Read time: 4 min
Good Morning beautiful people and welcome back to Mindful Monday.
I think I first went head to head about that which I cannot control when I was a teenager and a certain social media app had just been invented circa 2012-ish. Back then it didn't quite have all the features it now flaunts, other than the basic ability to post a picture. Talking to people happened in the comments and not in the DM's and if you were "talking" to someone who you (or they) wanted to keep on the DL then the comments disappeared as quickly as they appeared. The "heart-dropping, hole-in-chest" feeling came when you spotted the same activity happening between someone else and your love interest. Trivial as it is, it was one of the biggest concerns for a teenager/young adult, not being kept in the loop and not knowing if the one whom you've prematurely given your heart is entertaining other admirers. Instinctively, what do we do when there are no answers to be found? You recall! Checking who likes their posts. Neurotic as it seems, it's only natural to search for more information when it's lacking. Before indulging in uncovering the truth, I don't think anyone, including myself, ever queried themselves, "what would I do with this information?" or "what if I didn't find information that could substantially prove anything?" Going down the rabbit hole of trying to find potential proof of social media interaction can be exhausting and never ending.

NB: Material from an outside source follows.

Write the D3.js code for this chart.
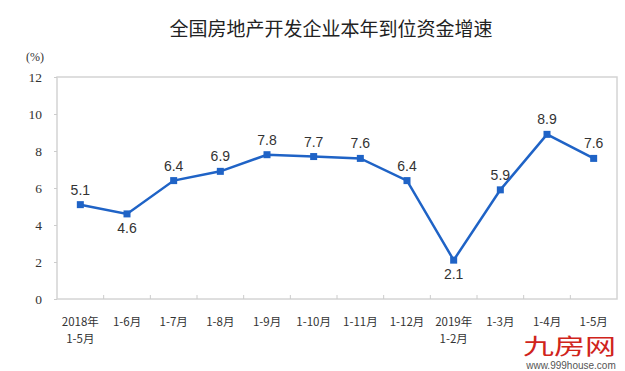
<!DOCTYPE html>
<html>
<head>
<meta charset="utf-8">
<script src="https://cdn.jsdelivr.net/npm/d3@7"></script>
<style>
  body { margin: 0; background: #fff; }
  svg { display: block; }
</style>
</head>
<body>
<svg width="625" height="371"></svg>
<script>
// chart data
var categories = ["2018年\n1-5月", "1-6月", "1-7月", "1-8月", "1-9月", "1-10月",
                  "1-11月", "1-12月", "2019年\n1-2月", "1-3月", "1-4月", "1-5月"];
var values = [5.1, 4.6, 6.4, 6.9, 7.8, 7.7, 7.6, 6.4, 2.1, 5.9, 8.9, 7.6];
var yTicks = [0, 2, 4, 6, 8, 10, 12];
var labelBelow = [1, 8]; // indexes whose labels sit under the point

var svg = d3.select("svg"),
    margin = {top: 77, right: 8, bottom: 72, left: 57},
    width = +svg.attr("width") - margin.left - margin.right,
    height = +svg.attr("height") - margin.top - margin.bottom,
    g = svg.append("g").attr("transform", "translate(" + margin.left + "," + margin.top + ")");

var x = d3.scaleBand()
    .domain(categories)
    .range([0, width]);

var y = d3.scaleLinear()
    .domain([0, 12])
    .range([height, 0]);

// title
svg.append("text")
    .attr("x", 331)
    .attr("y", 36)
    .attr("text-anchor", "middle")
    .style("font-family", "'Noto Sans CJK SC', sans-serif")
    .style("font-size", "19px")
    .style("fill", "#222")
    .text("全国房地产开发企业本年到位资金增速");

svg.append("text")
    .attr("x", 26)
    .attr("y", 61)
    .style("font-family", "'Liberation Serif', serif")
    .style("font-size", "12px")
    .style("fill", "#333")
    .text("(%)");

// plot frame
g.append("rect")
    .attr("width", width)
    .attr("height", height)
    .attr("fill", "none")
    .attr("stroke", "#d4d4d4")
    .attr("stroke-width", 1.5);

// y axis
var yAxis = g.append("g")
    .call(d3.axisLeft(y).tickValues(yTicks).tickSize(3).tickPadding(12));
yAxis.select(".domain").remove();
yAxis.selectAll("line").attr("stroke", "#ccc");
yAxis.selectAll("text")
    .style("font-family", "'Liberation Serif', serif")
    .style("font-size", "13.5px")
    .style("fill", "#333");

// x axis: tick marks between categories
g.selectAll(".xtick")
    .data(categories.slice(1))
    .enter().append("line")
    .attr("class", "xtick")
    .attr("x1", function(d) { return x(d); })
    .attr("x2", function(d) { return x(d); })
    .attr("y1", height)
    .attr("y2", height - 4)
    .attr("stroke", "#ccc");

var xl = g.selectAll(".xlab")
    .data(categories)
    .enter().append("text")
    .attr("class", "xlab")
    .attr("text-anchor", "middle")
    .attr("transform", function(d) { return "translate(" + (x(d) + x.bandwidth() / 2) + "," + (height + 27) + ")"; })
    .style("font-family", "'Noto Sans CJK SC', sans-serif")
    .style("font-size", "11.5px")
    .style("fill", "#333");

xl.selectAll("tspan")
    .data(function(d) { return d.split("\n"); })
    .enter().append("tspan")
    .attr("x", 0)
    .attr("dy", function(d, i) { return i ? 17 : 0; })
    .text(function(d) { return d; });

// line
var line = d3.line()
    .x(function(d, i) { return x(categories[i]) + x.bandwidth() / 2; })
    .y(function(d) { return y(d); });

g.append("path")
    .datum(values)
    .attr("fill", "none")
    .attr("stroke", "#1f63c6")
    .attr("stroke-width", 2.5)
    .attr("d", line);

g.selectAll(".pt")
    .data(values)
    .enter().append("rect")
    .attr("class", "pt")
    .attr("x", function(d, i) { return x(categories[i]) + x.bandwidth() / 2 - 3.5; })
    .attr("y", function(d) { return y(d) - 3.5; })
    .attr("width", 7)
    .attr("height", 7)
    .attr("fill", "#1f63c6");

g.selectAll(".lab")
    .data(values)
    .enter().append("text")
    .attr("class", "lab")
    .attr("text-anchor", "middle")
    .attr("x", function(d, i) { return x(categories[i]) + x.bandwidth() / 2; })
    .attr("y", function(d, i) { return labelBelow.indexOf(i) >= 0 ? y(d) + 19 : y(d) - 10; })
    .style("font-family", "'Liberation Sans', Arial, sans-serif")
    .style("font-size", "14px")
    .style("fill", "#333")
    .text(function(d) { return d.toFixed(1); });

// watermark
svg.append("text")
    .attr("x", 523)
    .attr("y", 354)
    .attr("textLength", 93)
    .attr("lengthAdjust", "spacingAndGlyphs")
    .style("font-family", "'Noto Sans CJK SC', sans-serif")
    .style("font-size", "22px")
    .style("fill", "#d0241b")
    .text("九房网");

svg.append("text")
    .attr("x", 571)
    .attr("y", 369)
    .attr("text-anchor", "middle")
    .style("font-family", "'Liberation Sans', Arial, sans-serif")
    .style("font-size", "10px")
    .style("fill", "#555")
    .text("www.999house.com");
</script>
</body>
</html>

Unfortunately, it doesn't quite get much better with age or technological improvements. The scenario certainly changes from childish love interests on social media to checking the statuses on nearly any and everything thats digitalized, which is everything. Quite frankly, I never thought I would ever emerge from the uncertainty and anxiety that envelopes the idea of finding love and eventually when I did, the anxiety dissipated. There was no act of social media investigation that bordered on crazy. Why was I worried this whole time? Things falling into place on its own sent a message that would be repeated as I entered into my adulting phase of life. Employment.
Seeking employment for an amateur right out of college is as crazy as trying to find teenage love. For every application submitted, you give a piece of your heart and hope for great things to blossom. Partitioning oneself into pieces probably isn't ideal, but the behavior is so innate, it's difficult to resist. Everyday, the email gets checked dutifully at regular intervals for any updates; when none are present, there's only one thing left to do, check the application status. Never was there a harder time to let go. How could you let go of learned behaviors in an attempt to regain relinquished control? Puzzling as it seems, there was one solution then and it remains the same now, letting go of a situation that cannot be controlled is the only way to regain control of yourself. Regain control of how the day is spent, what personal goals are accomplished, and how much peace fills the mind. Bad news or good, news will certainly come in due time, what truly makes a difference is how grounded and settled you are when you receive the news. It certainly is
easier said than done and most often, realization derives from experience, as I've learned. My fingers remain crossed for good luck, but checking statuses without appropriate notification is simply not my cup of tea going forward. These days I'm busy doing the little things that bring me joy, joy that I would not trade for anxiety.